Marcin Wroński
wiele razy był nominowany do Nagrody Wielkiego Kalibru i jak dotychczas na
nominacjach się kończyło. Wielu wskazywało jego książki do głównej nagrody,
życzyłem zwycięstwa autorowi książek z Lublinem w tle również i ja. Nie wiem,
czy w tym roku Wroński otrzyma nominację ponownie do wrocławskiej nagrody, tym
trudniej pisać o ewentualnym zwycięstwie. Jedno już jest jednak pewne.

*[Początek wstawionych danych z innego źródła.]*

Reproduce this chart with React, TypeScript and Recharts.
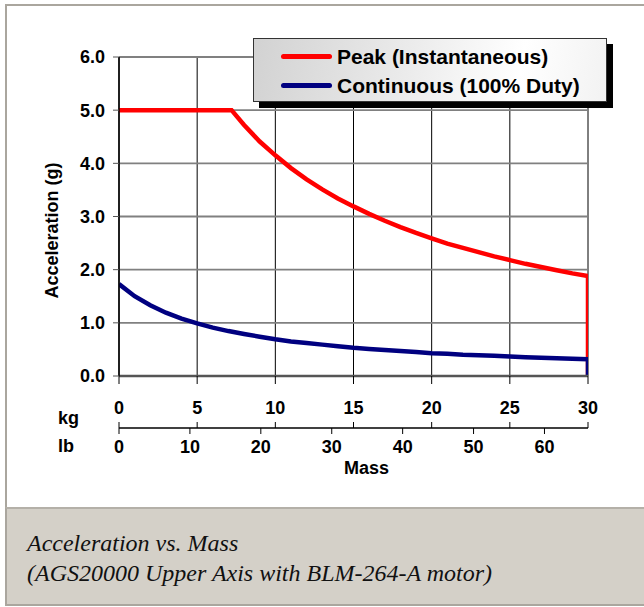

Wczorajszego
wieczora Marcin Wroński otrzymał pierwszą, historyczną nagrodę za miejską
powieść kryminalną „Kryminalna Piła”. Jury nagrodziło jego „Pogrom w przyszło
wtorek”. Akcja powieści rozgrywa się w okresie powojennym, głównym bohaterem jest
komisarz Maciejewski, o którym jeden z jurorów nagrody – Robert Ostaszewski
napisał w tygodniku „Polityka”, że „mocno obrywa z każdej strony, ale podnosi
się po każdym ciosie niczym Wańka-wstańka (…) I próbuje trzymać się własnych
zasad”. Marcinowi serdecznie gratuluję i powoli szykuję się do lektury nowej
powieści lubelskiego pisarza pt. „Haiti”.